Written problem:
Reproduce the listing word for word, leaving every picture behind.
START Provided material
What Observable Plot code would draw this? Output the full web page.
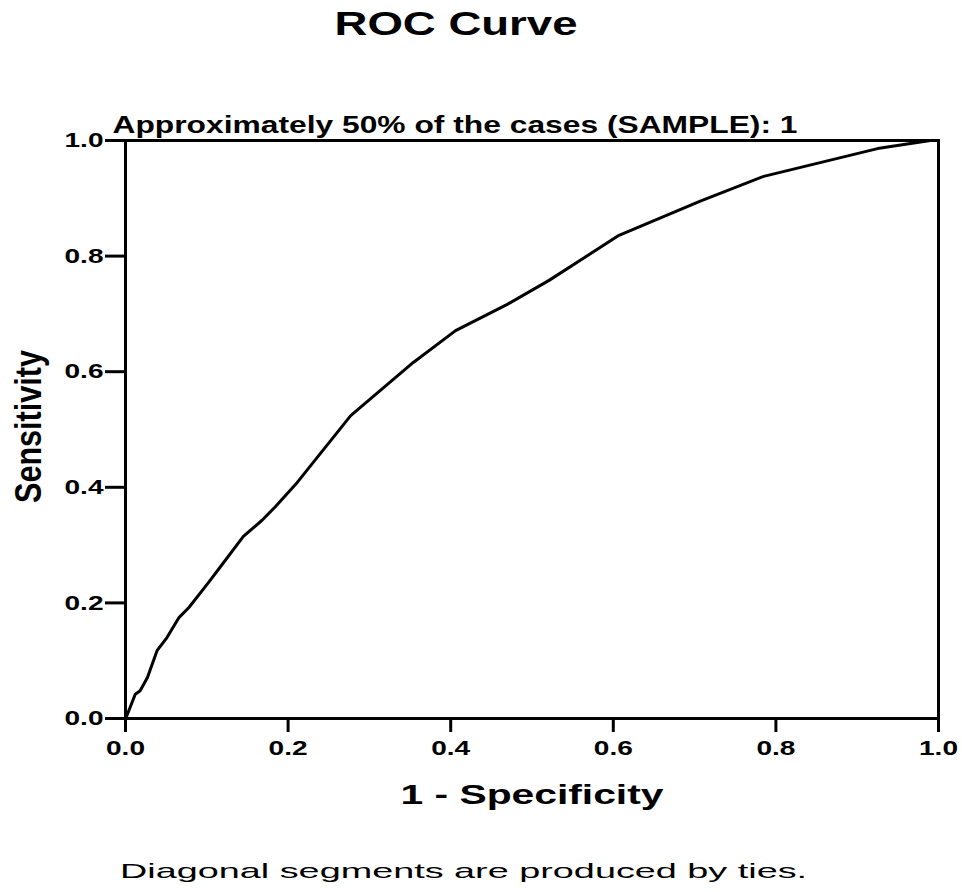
<!DOCTYPE html>
<html><head><meta charset="utf-8">
<script src="https://cdn.jsdelivr.net/npm/d3@7"></script>
<script src="https://cdn.jsdelivr.net/npm/@observablehq/plot@0.6"></script>
<style>
body{margin:0;background:#fff;font-family:"Liberation Sans",Arial,sans-serif;color:#000}
#wrap{position:relative;width:962px;height:892px;overflow:hidden;background:#fff}
#title{position:absolute;left:456px;top:4px;font-size:34px;line-height:38px;font-weight:bold;white-space:nowrap;transform:translateX(-50%) scaleX(1.34);}
#foot{position:absolute;left:120px;top:860px;font-size:21px;line-height:21px;white-space:nowrap;transform-origin:0 0;transform:scaleX(1.8)}
#chart{position:absolute;left:0;top:62px}
</style></head><body>
<div id="wrap"><div id="title"></div><div id="chart"></div><div id="foot"></div></div>
<script>
// ---- data ----
const fpr = [0, 0.002, 0.012, 0.018, 0.027, 0.039, 0.051, 0.066, 0.078, 0.102, 0.117, 0.145, 0.168, 0.184, 0.211, 0.277, 0.354, 0.406, 0.469, 0.521, 0.607, 0.707, 0.785, 0.925, 0.990, 1.0];
const tpr = [0, 0.006, 0.042, 0.048, 0.071, 0.118, 0.140, 0.175, 0.192, 0.235, 0.263, 0.315, 0.343, 0.366, 0.408, 0.524, 0.616, 0.671, 0.716, 0.758, 0.836, 0.895, 0.938, 0.986, 1.0, 1.0];
const xTicks = [0, 0.2, 0.4, 0.6, 0.8, 1.0];
const yTicks = [0, 0.2, 0.4, 0.6, 0.8, 1.0];
const titleText = "ROC Curve";
const subtitleText = "Approximately 50% of the cases (SAMPLE): 1";
const xLabel = "1 - Specificity";
const yLabel = "Sensitivity";
const footText = "Diagonal segments are produced by ties.";

document.getElementById("title").textContent = titleText;
document.getElementById("foot").textContent = footText;

const data = fpr.map((x, i) => ({x, y: tpr[i]}));
const fam = "'Liberation Sans', Arial, Helvetica, sans-serif";

const plot = Plot.plot({
  width: 962, height: 768,
  marginLeft: 125, marginRight: 24, marginTop: 78, marginBottom: 112,
  x: {domain: [0, 1]},
  y: {domain: [0, 1]},
  style: {fontFamily: fam, background: "white", color: "black", overflow: "visible"},
  marks: [
    Plot.line(data, {x: "x", y: "y", stroke: "black", strokeWidth: 3, strokeLinejoin: "round"}),
    Plot.frame({stroke: "black", strokeWidth: 3}),
    Plot.axisX({ticks: xTicks, tickSize: 14, tickPadding: 8, tickFormat: d3.format(".1f"), strokeWidth: 3, fontSize: 21, fontWeight: "bold", label: null}),
    Plot.axisY({ticks: yTicks, tickSize: 20, tickPadding: 2, tickFormat: d3.format(".1f"), strokeWidth: 3, fontSize: 21, fontWeight: "bold", label: null}),
    Plot.text([subtitleText], {frameAnchor: "top-left", textAnchor: "start", lineAnchor: "bottom", dx: -13, dy: -8, fontSize: 23, fontWeight: "bold"}),
    Plot.text([xLabel], {frameAnchor: "bottom", textAnchor: "middle", lineAnchor: "bottom", dy: 85, fontSize: 27, fontWeight: "bold"}),
    Plot.text([yLabel], {frameAnchor: "left", textAnchor: "middle", rotate: -90, lineAnchor: "bottom", dx: -85, dy: -3, fontSize: 37, fontWeight: "bold"})
  ]
});
document.getElementById("chart").appendChild(plot);

// stretch texts to the widths seen in the reference
const widths = new Map([[subtitleText, 685], [xLabel, 263], [yLabel, 153]]);
plot.querySelectorAll("text").forEach(t => {
  const s = t.textContent;
  let w = widths.get(s);
  if (w == null && /^\d\.\d$/.test(s)) w = 39;
  if (w != null) {
    t.setAttribute("textLength", w);
    t.setAttribute("lengthAdjust", "spacingAndGlyphs");
  }
});
</script>
</body></html>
END Provided material
Answer for this exercise:
What Observable Plot code would draw this? Output the full web page.
<!DOCTYPE html>
<html><head><meta charset="utf-8">
<script src="https://cdn.jsdelivr.net/npm/d3@7"></script>
<script src="https://cdn.jsdelivr.net/npm/@observablehq/plot@0.6"></script>
<style>
body{margin:0;background:#fff;font-family:"Liberation Sans",Arial,sans-serif;color:#000}
#wrap{position:relative;width:962px;height:892px;overflow:hidden;background:#fff}
#title{position:absolute;left:456px;top:4px;font-size:34px;line-height:38px;font-weight:bold;white-space:nowrap;transform:translateX(-50%) scaleX(1.34);}
#foot{position:absolute;left:120px;top:860px;font-size:21px;line-height:21px;white-space:nowrap;transform-origin:0 0;transform:scaleX(1.8)}
#chart{position:absolute;left:0;top:62px}
</style></head><body>
<div id="wrap"><div id="title"></div><div id="chart"></div><div id="foot"></div></div>
<script>
// ---- data ----
const fpr = [0, 0.002, 0.012, 0.018, 0.027, 0.039, 0.051, 0.066, 0.078, 0.102, 0.117, 0.145, 0.168, 0.184, 0.211, 0.277, 0.354, 0.406, 0.469, 0.521, 0.607, 0.707, 0.785, 0.925, 0.990, 1.0];
const tpr = [0, 0.006, 0.042, 0.048, 0.071, 0.118, 0.140, 0.175, 0.192, 0.235, 0.263, 0.315, 0.343, 0.366, 0.408, 0.524, 0.616, 0.671, 0.716, 0.758, 0.836, 0.895, 0.938, 0.986, 1.0, 1.0];
const xTicks = [0, 0.2, 0.4, 0.6, 0.8, 1.0];
const yTicks = [0, 0.2, 0.4, 0.6, 0.8, 1.0];
const titleText = "ROC Curve";
const subtitleText = "Approximately 50% of the cases (SAMPLE): 1";
const xLabel = "1 - Specificity";
const yLabel = "Sensitivity";
const footText = "Diagonal segments are produced by ties.";

document.getElementById("title").textContent = titleText;
document.getElementById("foot").textContent = footText;

const data = fpr.map((x, i) => ({x, y: tpr[i]}));
const fam = "'Liberation Sans', Arial, Helvetica, sans-serif";

const plot = Plot.plot({
  width: 962, height: 768,
  marginLeft: 125, marginRight: 24, marginTop: 78, marginBottom: 112,
  x: {domain: [0, 1]},
  y: {domain: [0, 1]},
  style: {fontFamily: fam, background: "white", color: "black", overflow: "visible"},
  marks: [
    Plot.line(data, {x: "x", y: "y", stroke: "black", strokeWidth: 3, strokeLinejoin: "round"}),
    Plot.frame({stroke: "black", strokeWidth: 3}),
    Plot.axisX({ticks: xTicks, tickSize: 14, tickPadding: 8, tickFormat: d3.format(".1f"), strokeWidth: 3, fontSize: 21, fontWeight: "bold", label: null}),
    Plot.axisY({ticks: yTicks, tickSize: 20, tickPadding: 2, tickFormat: d3.format(".1f"), strokeWidth: 3, fontSize: 21, fontWeight: "bold", label: null}),
    Plot.text([subtitleText], {frameAnchor: "top-left", textAnchor: "start", lineAnchor: "bottom", dx: -13, dy: -8, fontSize: 23, fontWeight: "bold"}),
    Plot.text([xLabel], {frameAnchor: "bottom", textAnchor: "middle", lineAnchor: "bottom", dy: 85, fontSize: 27, fontWeight: "bold"}),
    Plot.text([yLabel], {frameAnchor: "left", textAnchor: "middle", rotate: -90, lineAnchor: "bottom", dx: -85, dy: -3, fontSize: 37, fontWeight: "bold"})
  ]
});
document.getElementById("chart").appendChild(plot);

// stretch texts to the widths seen in the reference
const widths = new Map([[subtitleText, 685], [xLabel, 263], [yLabel, 153]]);
plot.querySelectorAll("text").forEach(t => {
  const s = t.textContent;
  let w = widths.get(s);
  if (w == null && /^\d\.\d$/.test(s)) w = 39;
  if (w != null) {
    t.setAttribute("textLength", w);
    t.setAttribute("lengthAdjust", "spacingAndGlyphs");
  }
});
</script>
</body></html>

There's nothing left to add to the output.